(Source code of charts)
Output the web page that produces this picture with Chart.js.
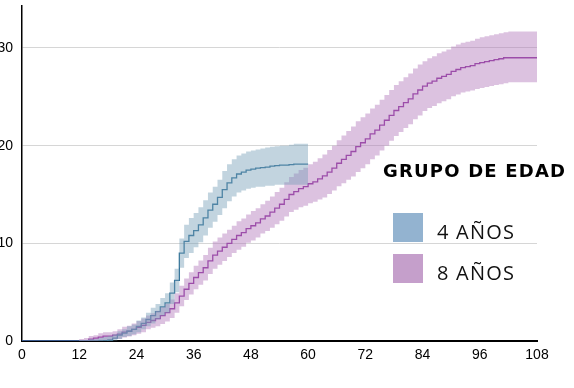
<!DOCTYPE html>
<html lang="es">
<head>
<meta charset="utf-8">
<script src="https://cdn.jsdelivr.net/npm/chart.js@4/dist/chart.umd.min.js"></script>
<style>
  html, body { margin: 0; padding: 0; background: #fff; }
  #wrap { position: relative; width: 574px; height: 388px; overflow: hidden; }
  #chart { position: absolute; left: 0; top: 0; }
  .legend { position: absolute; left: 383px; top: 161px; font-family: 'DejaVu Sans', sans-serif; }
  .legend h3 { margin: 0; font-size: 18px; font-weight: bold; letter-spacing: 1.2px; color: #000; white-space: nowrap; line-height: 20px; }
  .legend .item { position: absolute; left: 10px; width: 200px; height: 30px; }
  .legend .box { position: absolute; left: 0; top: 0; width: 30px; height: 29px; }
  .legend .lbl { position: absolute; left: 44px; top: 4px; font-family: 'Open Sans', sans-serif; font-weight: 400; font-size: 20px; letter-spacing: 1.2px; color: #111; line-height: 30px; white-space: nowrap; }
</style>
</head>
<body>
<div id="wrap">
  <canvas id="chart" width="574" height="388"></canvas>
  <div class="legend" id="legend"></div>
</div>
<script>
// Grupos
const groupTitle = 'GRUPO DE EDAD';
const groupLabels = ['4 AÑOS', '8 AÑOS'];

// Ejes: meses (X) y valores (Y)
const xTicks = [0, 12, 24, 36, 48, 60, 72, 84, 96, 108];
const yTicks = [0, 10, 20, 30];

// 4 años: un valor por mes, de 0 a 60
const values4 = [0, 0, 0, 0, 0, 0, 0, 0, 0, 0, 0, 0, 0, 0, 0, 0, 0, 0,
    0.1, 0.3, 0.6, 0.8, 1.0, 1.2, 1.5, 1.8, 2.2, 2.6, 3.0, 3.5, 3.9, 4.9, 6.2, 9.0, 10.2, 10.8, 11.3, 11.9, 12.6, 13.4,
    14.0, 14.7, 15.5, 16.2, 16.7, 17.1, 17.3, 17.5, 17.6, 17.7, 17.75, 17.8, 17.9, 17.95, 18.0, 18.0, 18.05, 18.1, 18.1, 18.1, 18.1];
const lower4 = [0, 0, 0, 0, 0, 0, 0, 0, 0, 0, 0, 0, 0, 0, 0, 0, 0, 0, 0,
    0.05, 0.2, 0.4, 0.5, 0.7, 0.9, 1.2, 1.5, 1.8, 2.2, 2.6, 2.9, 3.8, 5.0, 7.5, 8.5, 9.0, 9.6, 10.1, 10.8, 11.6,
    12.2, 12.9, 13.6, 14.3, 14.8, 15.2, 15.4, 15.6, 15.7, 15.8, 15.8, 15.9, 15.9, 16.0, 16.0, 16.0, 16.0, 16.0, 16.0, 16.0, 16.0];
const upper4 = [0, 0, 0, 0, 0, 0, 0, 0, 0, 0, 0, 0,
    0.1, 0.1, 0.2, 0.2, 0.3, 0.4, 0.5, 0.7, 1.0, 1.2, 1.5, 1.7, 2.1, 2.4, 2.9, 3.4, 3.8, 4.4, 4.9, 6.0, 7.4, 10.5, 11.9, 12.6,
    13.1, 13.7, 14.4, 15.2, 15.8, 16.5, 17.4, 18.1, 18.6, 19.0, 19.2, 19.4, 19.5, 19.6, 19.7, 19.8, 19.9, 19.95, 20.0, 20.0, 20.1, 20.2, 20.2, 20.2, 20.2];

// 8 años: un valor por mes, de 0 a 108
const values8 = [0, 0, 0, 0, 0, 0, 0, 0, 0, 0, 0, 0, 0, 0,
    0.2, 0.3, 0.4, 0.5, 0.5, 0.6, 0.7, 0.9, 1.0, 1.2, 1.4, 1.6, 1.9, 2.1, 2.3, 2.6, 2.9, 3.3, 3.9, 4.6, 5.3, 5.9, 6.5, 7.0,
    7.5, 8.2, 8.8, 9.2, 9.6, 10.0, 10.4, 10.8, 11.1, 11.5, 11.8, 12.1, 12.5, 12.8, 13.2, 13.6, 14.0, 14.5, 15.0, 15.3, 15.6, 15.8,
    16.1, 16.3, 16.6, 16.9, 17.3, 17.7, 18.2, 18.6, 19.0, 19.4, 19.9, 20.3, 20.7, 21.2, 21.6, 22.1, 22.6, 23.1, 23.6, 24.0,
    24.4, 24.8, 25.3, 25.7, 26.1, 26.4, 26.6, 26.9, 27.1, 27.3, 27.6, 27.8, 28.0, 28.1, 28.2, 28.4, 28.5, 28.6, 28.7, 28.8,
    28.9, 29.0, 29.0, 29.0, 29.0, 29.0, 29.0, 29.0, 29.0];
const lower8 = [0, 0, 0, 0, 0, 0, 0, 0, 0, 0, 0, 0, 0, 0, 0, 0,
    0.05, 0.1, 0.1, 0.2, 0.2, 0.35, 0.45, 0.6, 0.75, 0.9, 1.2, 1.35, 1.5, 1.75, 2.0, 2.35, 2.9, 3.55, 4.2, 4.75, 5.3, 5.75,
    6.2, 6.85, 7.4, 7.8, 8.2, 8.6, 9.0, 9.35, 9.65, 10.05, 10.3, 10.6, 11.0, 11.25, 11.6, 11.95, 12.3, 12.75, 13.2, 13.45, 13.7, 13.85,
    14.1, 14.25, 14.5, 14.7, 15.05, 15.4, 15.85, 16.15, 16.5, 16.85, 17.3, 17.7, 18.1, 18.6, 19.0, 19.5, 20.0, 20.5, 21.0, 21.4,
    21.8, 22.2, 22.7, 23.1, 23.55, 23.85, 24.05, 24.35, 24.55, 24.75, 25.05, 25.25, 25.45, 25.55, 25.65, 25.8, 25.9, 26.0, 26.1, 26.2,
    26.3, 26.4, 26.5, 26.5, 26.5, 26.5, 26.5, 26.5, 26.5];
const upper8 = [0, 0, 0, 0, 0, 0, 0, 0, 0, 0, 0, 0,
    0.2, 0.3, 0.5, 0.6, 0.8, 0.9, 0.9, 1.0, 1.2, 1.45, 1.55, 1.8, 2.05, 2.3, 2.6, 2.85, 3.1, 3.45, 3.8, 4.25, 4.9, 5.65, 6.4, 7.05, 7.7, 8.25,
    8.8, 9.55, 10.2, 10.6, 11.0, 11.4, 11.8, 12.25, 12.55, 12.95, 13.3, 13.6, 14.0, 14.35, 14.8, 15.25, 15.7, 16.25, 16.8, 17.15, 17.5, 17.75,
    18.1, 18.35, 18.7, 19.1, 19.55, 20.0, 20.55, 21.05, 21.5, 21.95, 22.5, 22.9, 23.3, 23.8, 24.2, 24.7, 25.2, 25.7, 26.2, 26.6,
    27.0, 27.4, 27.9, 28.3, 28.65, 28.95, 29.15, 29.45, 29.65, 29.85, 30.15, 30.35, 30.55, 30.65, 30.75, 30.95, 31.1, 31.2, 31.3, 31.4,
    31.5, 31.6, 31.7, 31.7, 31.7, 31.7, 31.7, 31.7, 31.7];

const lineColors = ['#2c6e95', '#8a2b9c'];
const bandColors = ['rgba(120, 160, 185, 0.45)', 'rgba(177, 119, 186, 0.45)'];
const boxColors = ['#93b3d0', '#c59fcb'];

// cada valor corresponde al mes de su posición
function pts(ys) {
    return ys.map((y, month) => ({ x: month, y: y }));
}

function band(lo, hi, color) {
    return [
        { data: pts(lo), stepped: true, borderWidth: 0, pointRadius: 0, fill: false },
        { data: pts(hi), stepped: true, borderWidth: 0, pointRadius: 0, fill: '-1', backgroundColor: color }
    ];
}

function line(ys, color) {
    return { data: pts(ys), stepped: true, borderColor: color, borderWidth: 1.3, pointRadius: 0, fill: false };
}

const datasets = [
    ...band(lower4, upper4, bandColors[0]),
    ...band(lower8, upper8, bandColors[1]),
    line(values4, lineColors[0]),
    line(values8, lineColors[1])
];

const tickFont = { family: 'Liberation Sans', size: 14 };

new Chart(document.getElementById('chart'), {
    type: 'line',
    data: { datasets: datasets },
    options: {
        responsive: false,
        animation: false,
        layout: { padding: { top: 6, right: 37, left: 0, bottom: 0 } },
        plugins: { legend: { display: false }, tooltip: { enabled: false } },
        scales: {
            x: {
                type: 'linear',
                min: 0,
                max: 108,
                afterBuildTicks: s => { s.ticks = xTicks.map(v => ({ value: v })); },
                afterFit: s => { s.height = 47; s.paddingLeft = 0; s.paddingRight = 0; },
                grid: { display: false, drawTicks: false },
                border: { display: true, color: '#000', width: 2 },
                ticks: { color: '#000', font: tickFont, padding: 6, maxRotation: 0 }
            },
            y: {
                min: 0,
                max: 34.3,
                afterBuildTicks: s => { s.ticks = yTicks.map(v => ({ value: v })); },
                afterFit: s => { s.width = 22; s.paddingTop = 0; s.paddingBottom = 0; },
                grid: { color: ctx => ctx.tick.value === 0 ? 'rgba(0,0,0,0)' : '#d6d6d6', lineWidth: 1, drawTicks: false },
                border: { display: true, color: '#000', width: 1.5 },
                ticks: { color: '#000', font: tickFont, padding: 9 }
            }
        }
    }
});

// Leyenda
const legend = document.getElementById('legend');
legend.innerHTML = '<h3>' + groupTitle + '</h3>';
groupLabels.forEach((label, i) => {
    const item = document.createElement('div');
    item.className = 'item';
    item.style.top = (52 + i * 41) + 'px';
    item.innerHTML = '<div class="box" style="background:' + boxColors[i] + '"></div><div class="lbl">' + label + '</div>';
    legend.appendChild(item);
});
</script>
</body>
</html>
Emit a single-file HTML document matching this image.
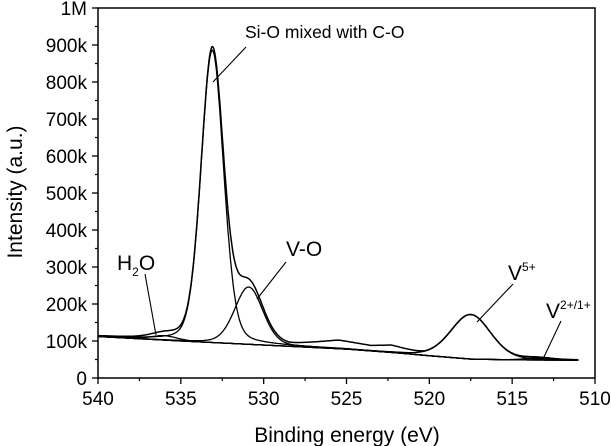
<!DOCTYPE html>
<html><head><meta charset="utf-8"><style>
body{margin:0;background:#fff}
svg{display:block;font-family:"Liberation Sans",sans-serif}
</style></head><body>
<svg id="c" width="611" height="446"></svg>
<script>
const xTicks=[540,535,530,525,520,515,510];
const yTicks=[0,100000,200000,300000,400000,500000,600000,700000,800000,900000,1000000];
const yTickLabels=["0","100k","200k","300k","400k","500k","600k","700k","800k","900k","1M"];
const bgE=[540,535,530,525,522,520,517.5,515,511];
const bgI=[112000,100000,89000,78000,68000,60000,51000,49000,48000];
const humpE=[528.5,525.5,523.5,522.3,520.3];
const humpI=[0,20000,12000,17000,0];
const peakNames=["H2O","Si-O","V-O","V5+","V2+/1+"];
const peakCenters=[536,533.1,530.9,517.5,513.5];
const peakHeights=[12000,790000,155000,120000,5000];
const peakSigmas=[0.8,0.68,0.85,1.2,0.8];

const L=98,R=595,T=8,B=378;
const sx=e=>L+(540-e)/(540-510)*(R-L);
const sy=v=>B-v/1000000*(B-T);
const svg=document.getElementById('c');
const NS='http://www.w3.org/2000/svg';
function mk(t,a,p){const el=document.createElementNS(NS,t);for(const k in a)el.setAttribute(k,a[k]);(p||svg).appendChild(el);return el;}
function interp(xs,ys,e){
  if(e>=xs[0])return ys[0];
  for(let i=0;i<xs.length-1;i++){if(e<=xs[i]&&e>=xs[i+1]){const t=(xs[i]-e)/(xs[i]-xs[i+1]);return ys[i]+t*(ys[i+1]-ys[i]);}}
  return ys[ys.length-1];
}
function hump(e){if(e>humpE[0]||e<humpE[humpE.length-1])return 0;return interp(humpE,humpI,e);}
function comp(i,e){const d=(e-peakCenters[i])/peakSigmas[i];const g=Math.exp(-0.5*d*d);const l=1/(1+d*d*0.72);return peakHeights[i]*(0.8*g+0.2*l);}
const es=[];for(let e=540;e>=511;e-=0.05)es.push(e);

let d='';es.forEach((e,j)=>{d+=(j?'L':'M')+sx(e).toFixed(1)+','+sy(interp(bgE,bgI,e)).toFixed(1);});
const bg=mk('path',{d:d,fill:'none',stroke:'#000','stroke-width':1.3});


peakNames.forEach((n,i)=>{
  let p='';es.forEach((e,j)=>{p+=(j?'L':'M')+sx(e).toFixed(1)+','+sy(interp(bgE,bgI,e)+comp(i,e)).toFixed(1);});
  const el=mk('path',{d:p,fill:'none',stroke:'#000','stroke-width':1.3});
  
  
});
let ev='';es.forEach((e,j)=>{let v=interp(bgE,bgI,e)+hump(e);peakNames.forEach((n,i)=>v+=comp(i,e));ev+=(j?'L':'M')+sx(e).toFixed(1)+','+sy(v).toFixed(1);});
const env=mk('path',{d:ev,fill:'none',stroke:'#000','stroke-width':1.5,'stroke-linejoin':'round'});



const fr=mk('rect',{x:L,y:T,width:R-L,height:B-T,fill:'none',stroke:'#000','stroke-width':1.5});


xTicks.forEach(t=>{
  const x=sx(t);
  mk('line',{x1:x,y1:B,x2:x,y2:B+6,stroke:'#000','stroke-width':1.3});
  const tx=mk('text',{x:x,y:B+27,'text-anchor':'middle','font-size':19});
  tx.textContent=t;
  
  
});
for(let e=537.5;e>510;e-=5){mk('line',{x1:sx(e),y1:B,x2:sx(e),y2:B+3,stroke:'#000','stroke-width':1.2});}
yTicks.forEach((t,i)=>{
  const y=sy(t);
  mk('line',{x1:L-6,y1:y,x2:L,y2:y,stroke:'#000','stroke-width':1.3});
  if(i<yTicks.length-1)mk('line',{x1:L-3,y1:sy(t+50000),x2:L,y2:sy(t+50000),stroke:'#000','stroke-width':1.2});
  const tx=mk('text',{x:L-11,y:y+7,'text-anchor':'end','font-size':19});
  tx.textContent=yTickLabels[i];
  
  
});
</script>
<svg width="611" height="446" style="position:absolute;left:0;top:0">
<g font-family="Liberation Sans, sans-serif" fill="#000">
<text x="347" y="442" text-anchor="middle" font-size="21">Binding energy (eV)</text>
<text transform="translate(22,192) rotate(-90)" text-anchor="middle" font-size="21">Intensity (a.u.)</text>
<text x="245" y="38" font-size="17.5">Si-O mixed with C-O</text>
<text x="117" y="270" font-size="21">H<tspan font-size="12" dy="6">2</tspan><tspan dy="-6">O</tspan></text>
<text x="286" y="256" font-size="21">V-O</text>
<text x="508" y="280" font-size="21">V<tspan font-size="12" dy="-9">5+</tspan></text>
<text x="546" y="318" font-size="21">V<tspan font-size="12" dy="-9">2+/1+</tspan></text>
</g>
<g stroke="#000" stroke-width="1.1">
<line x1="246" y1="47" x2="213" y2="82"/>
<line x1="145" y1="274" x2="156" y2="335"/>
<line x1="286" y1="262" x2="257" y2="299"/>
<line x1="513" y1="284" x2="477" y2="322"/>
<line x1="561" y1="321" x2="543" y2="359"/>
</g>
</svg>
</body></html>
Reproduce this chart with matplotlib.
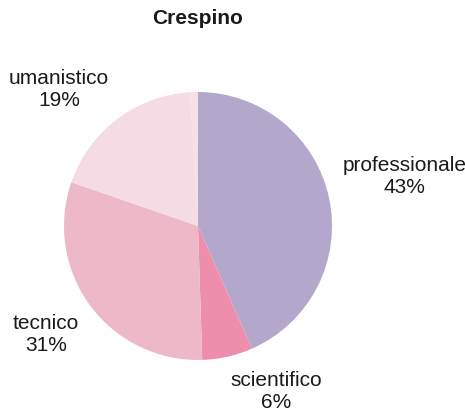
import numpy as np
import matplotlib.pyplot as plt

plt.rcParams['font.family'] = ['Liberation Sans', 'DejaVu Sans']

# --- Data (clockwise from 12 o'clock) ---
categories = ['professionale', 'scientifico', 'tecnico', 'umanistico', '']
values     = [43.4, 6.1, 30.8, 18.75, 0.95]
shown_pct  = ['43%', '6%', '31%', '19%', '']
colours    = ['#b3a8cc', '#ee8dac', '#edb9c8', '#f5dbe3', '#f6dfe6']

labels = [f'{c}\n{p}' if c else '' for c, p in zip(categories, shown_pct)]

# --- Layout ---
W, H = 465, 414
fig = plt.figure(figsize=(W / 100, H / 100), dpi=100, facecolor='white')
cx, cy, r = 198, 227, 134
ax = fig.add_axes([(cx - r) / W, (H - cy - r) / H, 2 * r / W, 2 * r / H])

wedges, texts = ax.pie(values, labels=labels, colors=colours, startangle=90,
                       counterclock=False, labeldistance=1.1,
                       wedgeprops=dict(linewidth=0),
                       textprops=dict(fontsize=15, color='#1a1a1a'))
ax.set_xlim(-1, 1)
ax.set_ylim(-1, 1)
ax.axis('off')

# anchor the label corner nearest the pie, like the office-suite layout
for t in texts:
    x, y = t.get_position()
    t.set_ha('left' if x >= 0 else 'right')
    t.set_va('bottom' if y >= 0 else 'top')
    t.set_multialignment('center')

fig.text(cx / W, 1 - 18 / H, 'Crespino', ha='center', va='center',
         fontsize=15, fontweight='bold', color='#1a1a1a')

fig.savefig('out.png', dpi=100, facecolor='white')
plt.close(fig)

## Task prompt
Print the line above containing "Reproduce this chart with matplotlib.", the line containing "ax = fig.add_axes([(cx", and everything between them, exactly as written. Pictures stay out.

## Result of this exercise
Reproduce this chart with matplotlib.
import numpy as np
import matplotlib.pyplot as plt

plt.rcParams['font.family'] = ['Liberation Sans', 'DejaVu Sans']

# --- Data (clockwise from 12 o'clock) ---
categories = ['professionale', 'scientifico', 'tecnico', 'umanistico', '']
values     = [43.4, 6.1, 30.8, 18.75, 0.95]
shown_pct  = ['43%', '6%', '31%', '19%', '']
colours    = ['#b3a8cc', '#ee8dac', '#edb9c8', '#f5dbe3', '#f6dfe6']

labels = [f'{c}\n{p}' if c else '' for c, p in zip(categories, shown_pct)]

# --- Layout ---
W, H = 465, 414
fig = plt.figure(figsize=(W / 100, H / 100), dpi=100, facecolor='white')
cx, cy, r = 198, 227, 134
ax = fig.add_axes([(cx - r) / W, (H - cy - r) / H, 2 * r / W, 2 * r / H])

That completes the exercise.